*SET TASK:* Determine the count of lines holding the string "this". Return only the number.

*TASK INPUTS:*
......

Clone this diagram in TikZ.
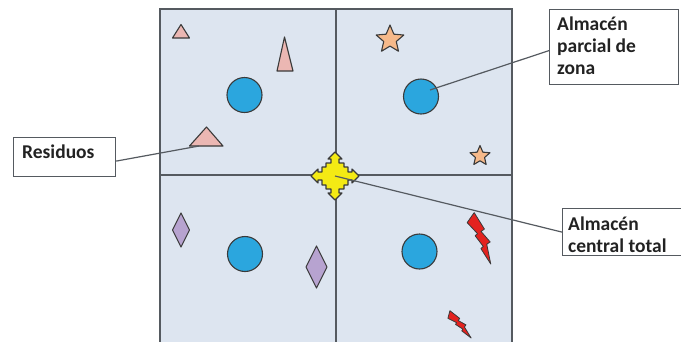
\documentclass[tikz,border=0pt]{standalone}
\usepackage{fontspec}
\setmainfont{Carlito}
\usetikzlibrary{shapes.geometric}
\definecolor{bgq}{HTML}{DDE5F0}
\definecolor{gridc}{HTML}{555A60}
\definecolor{outl}{HTML}{3A3A3A}
\definecolor{circc}{HTML}{2BA6DE}
\definecolor{pinkc}{HTML}{EBB7B3}
\definecolor{starc}{HTML}{F6B98A}
\definecolor{lilac}{HTML}{B7A3D0}
\definecolor{boltc}{HTML}{E3221F}
\definecolor{yelc}{HTML}{F4EA14}
\definecolor{txtc}{HTML}{222222}
\tikzset{
  gridline/.style={draw=gridc, line width=1.2pt},
  shapeout/.style={draw=outl, line width=1.1pt, line join=round},
  zone/.style={circle, shapeout, fill=circc, minimum size=35pt, inner sep=0pt},
  tri/.style={shapeout, fill=pinkc},
  stargl/.style={star, star points=5, star point ratio=2.2, shapeout, fill=starc, inner sep=0pt},
  diam/.style={shapeout, fill=lilac},
  boltst/.style={draw=outl, line width=0.8pt, fill=boltc, line join=round},
  labelbox/.style={draw=gridc, line width=1.2pt, fill=white, rectangle, inner sep=0pt},
  lbl/.style={font=\fontsize{19.5}{22}\selectfont\bfseries, text=txtc, inner sep=0pt, align=left},
  conn/.style={draw=gridc, line width=1.2pt},
  bolt/.pic={\path[boltst] (-8,2) -- (2,-5) -- (6,14) -- (2,15) -- (7,28) -- (3,29) -- (0,49) -- (-4,31) -- (-1,30) -- (-5,17) -- (-2,16) -- cycle;}
}
\begin{document}
\begin{tikzpicture}[x=1pt,y=-1pt]
\useasboundingbox (0,0) rectangle (681,341);
\fill[white] (0,0) rectangle (681,341);
% quadrants
\fill[bgq] (160,9) rectangle (512,346);
\draw[gridline] (160,346) -- (160,9) -- (512,9) -- (512,346);
\draw[gridline] (336,9) -- (336,346);
\draw[gridline] (160,175) -- (512,175);
% circles
\node[zone] (c1) at (244.5,95) {};
\node[zone] (c2) at (421,96.5) {};
\node[zone] (c3) at (245,254) {};
\node[zone] (c4) at (419.5,251.5) {};
% triangles
\path[tri] (181,24.5) -- (189.5,38) -- (172.5,38) -- cycle;
\path[tri] (284.5,37) -- (293,71) -- (277,71) -- cycle;
\path[tri] (206.5,127) -- (223,146) -- (189.5,146) -- cycle;
% stars
\node[stargl, minimum size=29pt] (s1) at (390,39.5) {};
\node[stargl, minimum size=21pt] (s2) at (480,156) {};
% diamonds
\path[diam] (181,213) -- (189.5,230) -- (181,247) -- (172.5,230) -- cycle;
\path[diam] (316.5,246) -- (327,267) -- (316.5,288) -- (306,267) -- cycle;
% bolts
\pic[rotate=20] at (474,218) {bolt};
\pic[rotate=40, scale=0.64] at (451,314) {bolt};
% central store
\coordinate (ctr) at (335,176);
\path[shapeout, fill=yelc, shift={(ctr)}]
 (0,-24) -- (7,-17) -- (4,-17) -- (4,-13) -- (9,-13) -- (9,-9) -- (13,-9) -- (13,-4) -- (17,-4) -- (17,-7) -- (24,0)
 -- (17,7) -- (17,4) -- (13,4) -- (13,9) -- (9,9) -- (9,13) -- (4,13) -- (4,17) -- (7,17) -- (0,24)
 -- (-7,17) -- (-4,17) -- (-4,13) -- (-9,13) -- (-9,9) -- (-13,9) -- (-13,4) -- (-17,4) -- (-17,7) -- (-24,0)
 -- (-17,-7) -- (-17,-4) -- (-13,-4) -- (-13,-9) -- (-9,-9) -- (-9,-13) -- (-4,-13) -- (-4,-17) -- (-7,-17) -- cycle;
% label boxes
\node[labelbox, minimum width=102pt, minimum height=39pt, anchor=north west] (res) at (13,137) {};
\node[lbl, anchor=base west] (restxt) at (22,158) {Residuos};
\node[labelbox, minimum width=129pt, minimum height=75pt, anchor=north west] (par) at (549,9) {};
\node[lbl, anchor=north west] (partxt) at (557,17) {Almacén\\parcial de\\zona};
\node[labelbox, minimum width=130pt, minimum height=47pt, anchor=north west] (cen) at (562,208) {};
\node[lbl, anchor=north west] (centxt) at (568,217) {Almacén\\central total};
% connectors
\coordinate (trip) at (199,146);
\coordinate (c2p) at (430,90);
\draw[conn] (res.east) ++(0,4) coordinate (rese) (rese) -- (trip);
\draw[conn] (par.west) ++(0,3.5) coordinate (parw) (parw) -- (c2p);
\draw[conn] (ctr) -- (cen.west);
\end{tikzpicture}
\end{document}
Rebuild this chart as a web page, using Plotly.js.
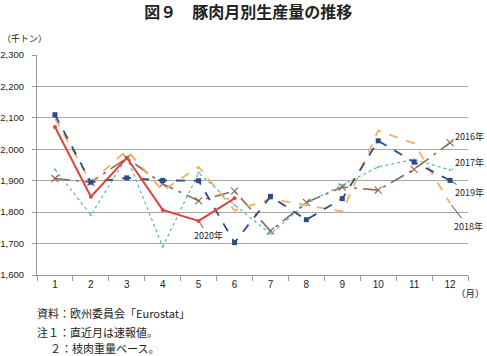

......

*COMPLETED TASK:* 2